In a statement, the Renewable Fuels Association (RFA) said Monday that Bush's denial will "preserve the positive air quality benefits of oxygenates in gasoline and help keep California gasoline prices from rising higher."
Washington DC-based RFA is the industry's national trade association.
Said Bob Dinneen, vice president of the RFA: "President Bush is making the right decision to stand up for clean air, low prices and domestic renewable fuels. His decision is rooted in sound science and upholds the letter and spirit of the Clean Air Act."
Dinneen said proposed ethanol plants across the country "that have been on hold for the 25 months this decision has been pending are being given the green light to begin construction."
He said the industry can supply nearly 150m gallons of ethanol this year to California companies that have ceased blending methyl tertiary butyl ether (MTBE). He predicted it will take 580m gallons to meet California's demand for reformulated gasoline oxygenates in 2003.
Dinneen added that Bush's decision reaffirms what US Environmental Protection Agency (EPA) and state officials have said for two decades - that ethanol helps reduce air pollution.
Added Dinneen: "With the benefits of the oxygenate standard once again reaffirmed, all parties should move forward in California to ensure a smooth transition from MTBE to ethanol. There is no reason to put California consumers at risk with further delays."
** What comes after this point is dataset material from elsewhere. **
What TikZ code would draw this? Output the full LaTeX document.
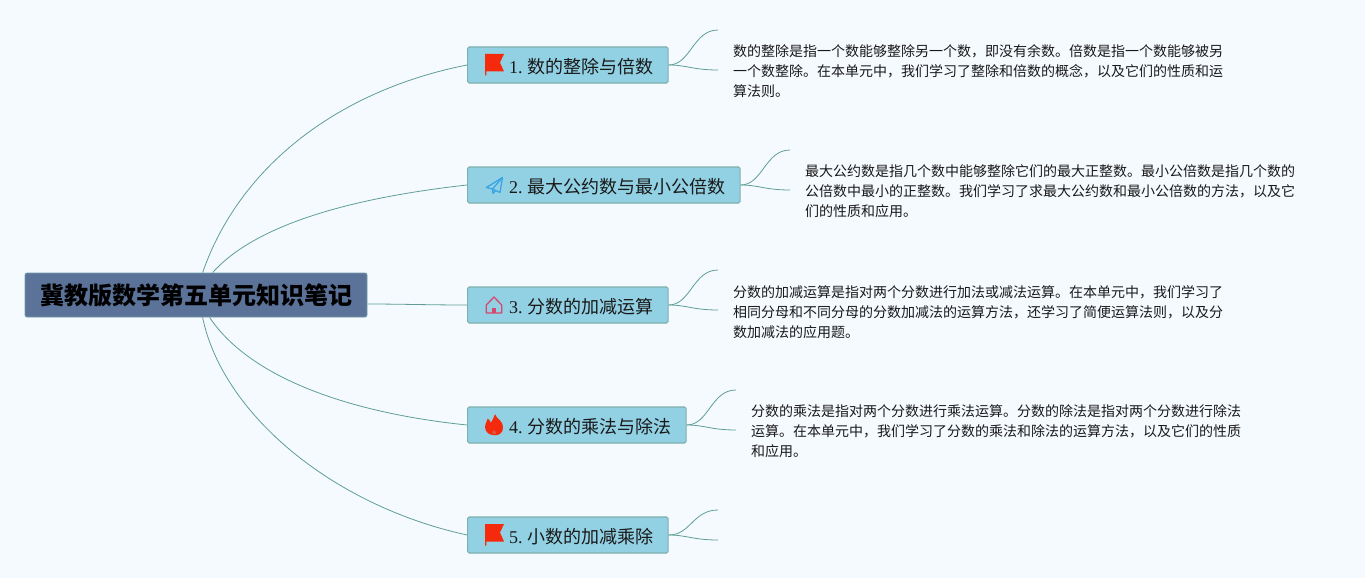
\documentclass[tikz,border=0pt]{standalone}
\usepackage{fontspec}
\usetikzlibrary{calc}
\setmainfont{Liberation Serif}
\newfontfamily\cjk{Noto Sans CJK SC}
\definecolor{bgc}{HTML}{F5FAFF}
\definecolor{rootc}{HTML}{5B7299}
\definecolor{branchc}{HTML}{92D1E3}
\definecolor{edgec}{HTML}{7FB0AE}
\definecolor{linkc}{HTML}{5F9E96}
\definecolor{flagc}{HTML}{F52A0C}
\definecolor{planec}{HTML}{3AA3E3}
\definecolor{housec}{HTML}{D6486F}
\tikzset{
  rootbox/.style={draw=edgec!70!rootc,line width=.8pt,fill=rootc,rounded corners=2pt,inner sep=0pt,minimum width=342pt,minimum height=44pt,font=\fontsize{24}{28}\selectfont\cjk\bfseries,text=black},
  branchbox/.style={draw=edgec,line width=1.2pt,fill=branchc,rounded corners=1.5pt,inner sep=0pt,minimum height=36pt,anchor=west},
  labeltext/.style={font=\fontsize{18}{22}\selectfont,text=black!90,anchor=west,inner sep=0pt},
  leaftext/.style={font=\fontsize{14}{20.4}\selectfont\cjk,text=black!90,anchor=north west,inner sep=0pt,align=left},
  link/.style={draw=linkc,line width=.8pt},
}
\newcommand{\lab}[2]{#1.\hspace{4.3pt}{\cjk #2}}
\begin{document}
\begin{tikzpicture}[x=1pt,y=-1pt]
\useasboundingbox[fill=bgc] (0,0) rectangle (1365,578);
% root
\node[rootbox] (root) at (196,295) {\raisebox{-2pt}{冀教版数学第五单元知识笔记}};
% branches
\node[branchbox,minimum width=200.5pt] (b1) at (467,65) {};
\node[branchbox,minimum width=272.5pt] (b2) at (467,185) {};
\node[branchbox,minimum width=200.5pt] (b3) at (467,305) {};
\node[branchbox,minimum width=218.5pt] (b4) at (467,425) {};
\node[branchbox,minimum width=200.5pt] (b5) at (467,535) {};
\node[labeltext] (t1) at (509,66.5) {\lab{1}{数的整除与倍数}};
\node[labeltext] (t2) at (509,186.5) {\lab{2}{最大公约数与最小公倍数}};
\node[labeltext] (t3) at (509,306.5) {\lab{3}{分数的加减运算}};
\node[labeltext] (t4) at (509,426.5) {\lab{4}{分数的乘法与除法}};
\node[labeltext] (t5) at (509,536.5) {\lab{5}{小数的加减乘除}};
% notes
\node[leaftext] (l1) at (733,44) {数的整除是指一个数能够整除另一个数，即没有余数。倍数是指一个数能够被另\\一个数整除。在本单元中，我们学习了整除和倍数的概念，以及它们的性质和运\\算法则。};
\node[leaftext] (l2) at (805,164) {最大公约数是指几个数中能够整除它们的最大正整数。最小公倍数是指几个数的\\公倍数中最小的正整数。我们学习了求最大公约数和最小公倍数的方法，以及它\\们的性质和应用。};
\node[leaftext] (l3) at (733,285) {分数的加减运算是指对两个分数进行加法或减法运算。在本单元中，我们学习了\\相同分母和不同分母的分数加减法的运算方法，还学习了简便运算法则，以及分\\数加减法的应用题。};
\node[leaftext] (l4) at (751,404) {分数的乘法是指对两个分数进行乘法运算。分数的除法是指对两个分数进行除法\\运算。在本单元中，我们学习了分数的乘法和除法的运算方法，以及它们的性质\\和应用。};
% free ends of the leaf connectors
\coordinate (e1a) at (718,30); \coordinate (e1b) at (718,70);
\coordinate (e2a) at (790,150); \coordinate (e2b) at (790,190);
\coordinate (e3a) at (718,270); \coordinate (e3b) at (718,310);
\coordinate (e4a) at (736,390); \coordinate (e4b) at (736,430);
\coordinate (e5a) at (718,510); \coordinate (e5b) at (718,540);
% root connectors
\path (root.north west) ++(178,0) coordinate (rt1) ++(10,0) coordinate (rt2);
\path (root.south west) ++(178,0) coordinate (rb1) ++(7,0) coordinate (rb2);
\draw[link] (rt1) .. controls (240,165) and (340,90) .. (b1.west);
\draw[link] (rt2) .. controls (255,225) and (350,198) .. (b2.west);
\draw[link] (root.east |- 0,304) .. controls (400,304) and (430,305) .. (b3.west);
\draw[link] (rb2) .. controls (250,378) and (350,413) .. (b4.west);
\draw[link] (rb1) .. controls (222,412) and (330,505) .. (b5.west);
% leaf connectors
\foreach \b/\e in {b1/e1,b2/e2,b3/e3,b4/e4,b5/e5}{
  \draw[link] (\b.east) .. controls +(22,0) and ($(\e a)+(-25,0)$) .. (\e a);
  \draw[link] (\b.east) .. controls +(18,0) and ($(\e b)+(-25,0)$) .. (\e b);
}
% icons: flags
\foreach \y in {65,535}{
  \begin{scope}[shift={(485,\y)}]
  \fill[flagc] (0,-11) -- (19,-11) -- (15,-2.5) -- (19,6.5) -- (1.3,6.5) -- (1.3,10.5) -- (0,10.5) -- cycle;
  \end{scope}
}
% paper plane
\begin{scope}[shift={(486,185)}]
\draw[color=planec,line width=1.3pt,line join=round] (0.5,2.5) -- (16.5,-7.5) -- (14,7.5) -- (6.5,4) -- cycle;
\draw[color=planec,line width=1.3pt,line join=round] (6.5,4) -- (16.5,-7.5);
\draw[color=planec,line width=1.3pt,line join=round] (6.5,4) -- (7,8.5) -- (9.5,5.5);
\end{scope}
% house
\begin{scope}[shift={(486,305)}]
\draw[color=housec,line width=1.3pt,line join=round] (0.3,0) -- (8,-8) -- (15.7,0) -- (15.7,8) -- (0.3,8) -- cycle;
\fill[housec] (5.8,2.5) rectangle (10.2,8);
\end{scope}
% flame
\begin{scope}[shift={(494,425)},xscale=1.05,yscale=1.08]
\fill[flagc] (1,-10) .. controls (2,-6) and (8,-5) .. (8.5,2) .. controls (9,7) and (5,9.5) .. (1,9.5)
 .. controls (-4,9.5) and (-8.5,7) .. (-8.5,2) .. controls (-8.5,-2) and (-6,-4) .. (-6,-6)
 .. controls (-4,-5) and (-3.5,-3) .. (-3,-2) .. controls (-1,-5) and (0,-8) .. (1,-10) -- cycle;
\fill[branchc!25!flagc] (0,4.5) .. controls (1,5.5) and (2.3,6.5) .. (2,7.8) .. controls (1.5,9) and (-1.5,9) .. (-2,7.8) .. controls (-2.3,6.8) and (-1,6) .. (0,4.5) -- cycle;
\end{scope}
\end{tikzpicture}
\end{document}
California had sought a waiver from a Clean Air Act rule that requires the use of cleaner-burning reformulated gasoline (RFG) containing at least 2% oxygen by weight in regions with the worst air pollution.
Refiners have been using MTBE to meet that requirement but officials said the chemical has leaked from underground storage tanks and contaminated groundwater.
Two years ago, state officials ordered that MTBE be phased out of California's gasoline by the end of next year and asked the Clinton administration to waive the federal oxygenate requirement entirely.
Bush's pending decision will remove the uncertainty hovering over the future of California’s gasoline market, the RFA said, adding that the ethanol industry is ready to supply the California oxygen market.